Method	Backbone	SYSU	Params	FLOPs	Latency	Peak GPU Men
PMT [32]	Transformer	71.7/76.5	85.64M	31.26G	-	-
DEEN [29]	CNN	80.3/83.3	89.0M	-	-	-
MIP [48]	Transformer	83.5/85.9	103.0M	-	-	-
LAReViT [14]	Transformer	84.2/86.3	85.72M	64.88G	22.41	1500.5
baseline	Transformer	-	85.93M	59.58G	11.92	1473.6
ours	Transformer	86.6/87.3	86.25M	84.64G	20.27	1500.5

As shown in Table 6, ours has a parameter count similar to LAReViT, indicating that the model size is comparable. However, ours outperforms LAReViT on the SYSU-MM01 dataset, demonstrating its superior performance with efficient use of computational resources.

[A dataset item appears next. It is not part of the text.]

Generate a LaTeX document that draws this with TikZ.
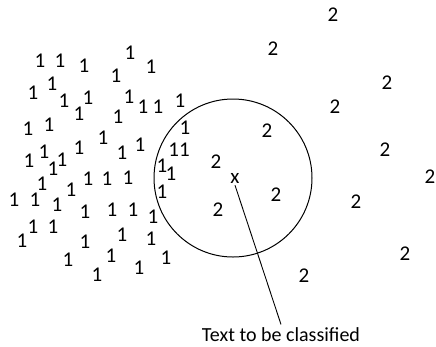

Furthermore, while ours has a smaller parameter count compared to models such as MIP [48] and DEEN, it achieves better results on the SYSU-MM01 dataset. This result highlights that our approach effectively balances model size and accuracy, making it more efficient for Visible-Infrared Person Re-Identification tasks.

5. Conclusions

In this work, we address the key challenges of visible–infrared person re-identification, including the loss of local details, significant modality discrepancies, and unstable intra-modality feature distributions. We propose a unified and efficient cross-modality feature learning framework called GLCN. In the proposed framework, the LPCF module is designed to enhance local detail preservation and contextual modeling, the GE-CGA module maintains structural relationships across modality-specific identity classes, and the IPDM-Loss compresses intra-modality variations to improve feature compactness. Ablation studies and visualization analyses further demonstrate the effectiveness of each component in enhancing feature discriminability and cross-modality consistency. Overall, this study provides a concise yet robust solution for cross-modality person re-identification, delivering stable and superior performance under challenging lighting conditions, modality transitions, and real-world environmental disturbances.